* Begin Recorded data *

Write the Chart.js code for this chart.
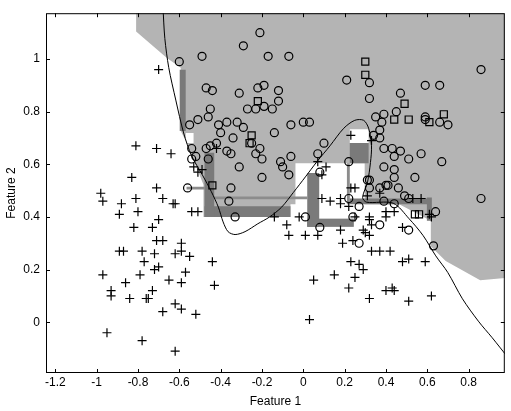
<!DOCTYPE html>
<html><head><meta charset="utf-8">
<script src="https://cdn.jsdelivr.net/npm/chart.js@4/dist/chart.umd.min.js"></script>
<style>html,body{margin:0;padding:0;background:#fff}</style>
</head><body>
<canvas id="c" width="511" height="411"></canvas>
<script>
// axis ticks
const xTicks=[-1.2,-1,-0.8,-0.6,-0.4,-0.2,0,0.2,0.4,0.6,0.8];
const yTicks=[0,0.2,0.4,0.6,0.8,1];

// class 1 (circles)
const circX=[-0.21,-0.29,-0.49,-0.60,-0.17,-0.07,-0.47,-0.44,-0.31,-0.22,-0.19,-0.12,-0.12,0.21,0.32,0.47,0.59,0.66,0.86,0.32,
 0.45,0.39,0.35,0.59,0.59,0.66,0.70,-0.23,-0.19,-0.15,-0.27,-0.06,0.03,-0.14,-0.25,-0.21,-0.23,-0.20,-0.06,-0.11,
 -0.10,-0.07,-0.20,0.10,0.07,0.08,0.22,0.37,0.37,0.34,0.39,0.43,0.47,0.44,0.51,0.57,0.67,0.39,0.44,0.54,
 0.44,0.41,0.46,0.37,0.32,0.86,-0.45,-0.46,-0.51,-0.55,-0.41,-0.37,-0.32,-0.29,-0.40,-0.34,-0.42,-0.45,-0.37,-0.35,
 -0.54,-0.47,-0.46,-0.52,-0.54,-0.31,0.00,-0.56,-0.35,-0.36,-0.33,0.01,0.08,0.24,0.27,0.37,0.51,0.63,0.64,0.31,
 0.32,0.40,0.49,0.51,0.22,0.27,0.39,0.44,0.38];
const circY=[1.10,1.05,1.01,0.99,1.01,1.01,0.89,0.88,0.87,0.89,0.90,0.88,0.84,0.92,0.91,0.87,0.90,0.90,0.96,0.85,
 0.80,0.79,0.78,0.78,0.77,0.76,0.75,0.81,0.82,0.81,0.81,0.75,0.76,0.72,0.68,0.66,0.64,0.62,0.63,0.61,
 0.59,0.56,0.55,0.68,0.64,0.57,0.61,0.73,0.70,0.71,0.66,0.66,0.65,0.63,0.62,0.64,0.61,0.59,0.58,0.55,
 0.55,0.52,0.51,0.51,0.54,0.47,0.81,0.78,0.77,0.75,0.75,0.76,0.76,0.74,0.72,0.70,0.68,0.67,0.65,0.64,
 0.66,0.66,0.62,0.63,0.62,0.59,0.76,0.51,0.51,0.46,0.40,0.40,0.36,0.40,0.30,0.37,0.35,0.29,0.42,0.54,
 0.51,0.52,0.48,0.47,0.47,0.44,0.46,0.45,0.76];

// class 2 (crosses)
const plusX=[-0.70,-0.81,-0.71,-0.64,-0.83,-0.71,-0.53,-0.51,-0.49,-0.42,
 -0.98,-0.97,-0.88,-0.81,-0.68,-0.63,-0.89,-0.80,-0.82,-0.73,
 -0.70,-0.71,-0.68,-0.89,-0.87,-0.78,-0.77,-0.72,-0.70,-0.72,
 -0.62,-0.59,-0.59,-0.55,-0.97,-0.79,-0.86,-0.93,-0.93,-0.84,
 -0.73,-0.76,-0.75,-0.65,-0.59,-0.57,-0.68,-0.62,-0.59,-0.52,
 -0.44,-0.43,-0.95,-0.78,-0.62,-0.54,-0.51,-0.62,
 -0.14,-0.08,-0.07,-0.02,0.01,0.07,0.18,0.19,0.24,0.29,
 0.30,0.32,0.33,0.37,0.42,0.23,0.27,0.29,0.25,0.15,
 0.05,0.22,0.32,0.40,0.43,0.44,0.51,0.62,0.48,0.51,
 0.59,0.03,0.48,0.62,0.44,0.40,0.40,0.32,0.25,0.23,
 0.09,0.13,0.18,0.18,0.22,0.25,0.32,0.33,0.57,0.61,
 0.23,0.33,0.07,0.11,0.09,0.37,0.31,0.53];
const plusY=[0.96,0.67,0.66,0.64,0.55,0.51,0.59,0.57,0.58,0.66,
 0.49,0.46,0.45,0.47,0.47,0.45,0.41,0.42,0.36,0.36,
 0.39,0.31,0.31,0.27,0.27,0.27,0.23,0.26,0.21,0.20,
 0.26,0.30,0.27,0.25,0.18,0.18,0.15,0.12,0.10,0.09,
 0.12,0.09,0.09,0.16,0.15,0.19,0.04,0.07,0.05,0.03,
 0.23,0.14,-0.04,-0.07,-0.11,0.42,0.42,0.45,
 0.40,0.37,0.33,0.40,0.33,0.33,0.35,0.30,0.31,0.35,
 0.34,0.33,0.27,0.27,0.27,0.23,0.22,0.20,0.17,0.18,
 0.16,0.13,0.09,0.12,0.13,0.12,0.08,0.10,0.23,0.24,
 0.23,0.01,0.36,0.40,0.42,0.42,0.40,0.40,0.51,0.51,
 0.47,0.46,0.47,0.45,0.44,0.40,0.39,0.37,0.47,0.41,
 0.71,0.69,0.61,0.59,0.56,0.49,0.48,0.47];

// squares
const sqX=[-0.22,0.30,0.30,0.49,0.44,0.51,0.61,0.68,-0.25,-0.26,-0.44,0.54,0.56];
const sqY=[0.84,0.99,0.94,0.83,0.77,0.77,0.76,0.79,0.71,0.68,0.52,0.41,0.41];

// decision curve
const curveX=[-0.679,-0.670,-0.651,-0.617,-0.579,-0.541,-0.488,-0.445,-0.411,-0.388,-0.364,-0.330,-0.282,-0.220,-0.163,-0.105,-0.048,0.010,0.067,0.129,
 0.196,0.249,0.292,0.316,0.330,0.325,0.311,0.287,0.306,0.435,0.512,0.579,0.641,0.699,0.770,0.847,0.914,0.986];
const curveY=[1.196,1.078,0.967,0.844,0.719,0.633,0.559,0.496,0.437,0.381,0.344,0.333,0.344,0.374,0.400,0.437,0.493,0.552,0.611,0.670,
 0.737,0.767,0.767,0.737,0.670,0.607,0.533,0.474,0.456,0.452,0.393,0.330,0.252,0.189,0.089,0.004,-0.059,-0.130];

// light gray region outline
const regionX=[-0.809,1.0,1.0,0.856,0.689,0.617,0.617,0.464,0.244,0.244,0.019,0.019,-0.062,-0.062,-0.483,-0.483,-0.507,-0.541,-0.569,-0.593,-0.593,-0.660,-0.809,-0.809];
const regionY=[1.2,1.2,0.170,0.159,0.233,0.289,0.385,0.448,0.448,0.363,0.363,0.448,0.448,0.400,0.400,0.522,0.570,0.633,0.689,0.726,0.967,1.004,1.104,1.2];

// boxes [x0,x1,y0,y1]
const whiteBoxes=[[-0.038,0.297,0.393,0.604],[0.225,0.316,0.681,0.733],[-0.569,-0.531,0.681,0.719]];
const darkBoxes=[[-0.598,-0.569,0.726,0.959],[-0.478,-0.431,0.400,0.644],[-0.478,-0.062,0.400,0.441],
 [0.019,0.077,0.363,0.567],[0.019,0.244,0.363,0.393],[0.225,0.316,0.604,0.681],
 [0.225,0.608,0.448,0.470],[0.598,0.622,0.385,0.474]];
const midBoxes=[[-0.565,-0.478,0.504,0.515],[-0.431,0.019,0.467,0.478],[0.211,0.225,0.448,0.604]];

const pts=(xs,ys)=>xs.map((x,i)=>({x,y:ys[i]}));
const box=b=>[{x:b[0],y:b[2]},{x:b[1],y:b[2]},{x:b[1],y:b[3]},{x:b[0],y:b[3]},{x:b[0],y:b[2]}];
const shape=(data,color,order)=>({data,showLine:true,fill:'shape',backgroundColor:color,
  borderColor:'rgba(0,0,0,0)',borderWidth:0,pointRadius:0,tension:0,order});

const LIGHT='#b4b4b4', DARK='#7a7a7a', MID='#8c8c8c';

const datasets=[
 {data:pts(circX,circY),pointStyle:'circle',pointRadius:4,borderColor:'#000',borderWidth:1.2,backgroundColor:'rgba(0,0,0,0)',order:0},
 {data:pts(plusX,plusY),pointStyle:'cross',pointRadius:4.5,borderColor:'#000',borderWidth:1.2,order:0},
 {data:pts(sqX,sqY),pointStyle:'rect',pointRadius:5,borderColor:'#000',borderWidth:1.2,backgroundColor:'rgba(0,0,0,0)',order:0},
 {data:pts(curveX,curveY),showLine:true,borderColor:'#000',borderWidth:1,pointRadius:0,tension:0.3,fill:false,order:1},
 ...darkBoxes.map(b=>shape(box(b),DARK,2)),
 ...midBoxes.map(b=>shape(box(b),MID,2)),
 ...whiteBoxes.map(b=>shape(box(b),'#fff',3)),
 shape(pts(regionX,regionY),LIGHT,4)
];

const frame={id:'frame',afterDraw(chart){
 const {ctx,chartArea:a,scales:{x,y}}=chart;
 ctx.save();ctx.strokeStyle='#000';ctx.lineWidth=1;
 ctx.strokeRect(a.left+0.5,a.top+0.5,a.right-a.left-1,a.bottom-a.top-1);
 ctx.beginPath();
 xTicks.forEach(v=>{const p=Math.round(x.getPixelForValue(v))+0.5;
  ctx.moveTo(p,a.bottom);ctx.lineTo(p,a.bottom-4);ctx.moveTo(p,a.top);ctx.lineTo(p,a.top+4);});
 yTicks.forEach(v=>{const p=Math.round(y.getPixelForValue(v))+0.5;
  ctx.moveTo(a.left,p);ctx.lineTo(a.left+4,p);ctx.moveTo(a.right,p);ctx.lineTo(a.right-4,p);});
 ctx.stroke();ctx.restore();
}};

const font={family:'"Liberation Sans", Arial, sans-serif',size:12};
const fmt=v=>String(+(+v).toFixed(2));

new Chart(document.getElementById('c'),{
 type:'scatter',
 data:{datasets},
 plugins:[frame],
 options:{
  responsive:false,animation:false,
  layout:{padding:{top:4,right:1,left:0,bottom:0}},
  plugins:{legend:{display:false},tooltip:{enabled:false}},
  scales:{
   x:{type:'linear',min:-1.245,max:0.975,
    afterBuildTicks:s=>{s.ticks=xTicks.map(value=>({value}));},
    afterFit:s=>{s.height=38;},
    grid:{display:false,drawTicks:false},border:{display:false},
    ticks:{font,color:'#000',padding:2,callback:fmt,maxRotation:0,autoSkip:false},
    title:{display:true,text:'Feature 1',font,color:'#000',padding:{top:0,bottom:2}}},
   y:{type:'linear',min:-0.193,max:1.174,
    afterBuildTicks:s=>{s.ticks=yTicks.map(value=>({value}));},
    afterFit:s=>{s.width=46;},
    grid:{display:false,drawTicks:false},border:{display:false},
    ticks:{font,color:'#000',padding:6,callback:fmt,autoSkip:false},
    title:{display:true,text:'Feature 2',font,color:'#000',padding:{top:4,bottom:0}}}
  }
 }
});
</script>
</body></html>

* End Recorded data *

Write down every line from the opening of the listing to the line with "const yTicks=[0,0.2,0.4,0.6,0.8,1];", both included, and nothing else; the pictures are omitted.

**Final answer**:
Write the Chart.js code for this chart.
<!DOCTYPE html>
<html><head><meta charset="utf-8">
<script src="https://cdn.jsdelivr.net/npm/chart.js@4/dist/chart.umd.min.js"></script>
<style>html,body{margin:0;padding:0;background:#fff}</style>
</head><body>
<canvas id="c" width="511" height="411"></canvas>
<script>
// axis ticks
const xTicks=[-1.2,-1,-0.8,-0.6,-0.4,-0.2,0,0.2,0.4,0.6,0.8];
const yTicks=[0,0.2,0.4,0.6,0.8,1];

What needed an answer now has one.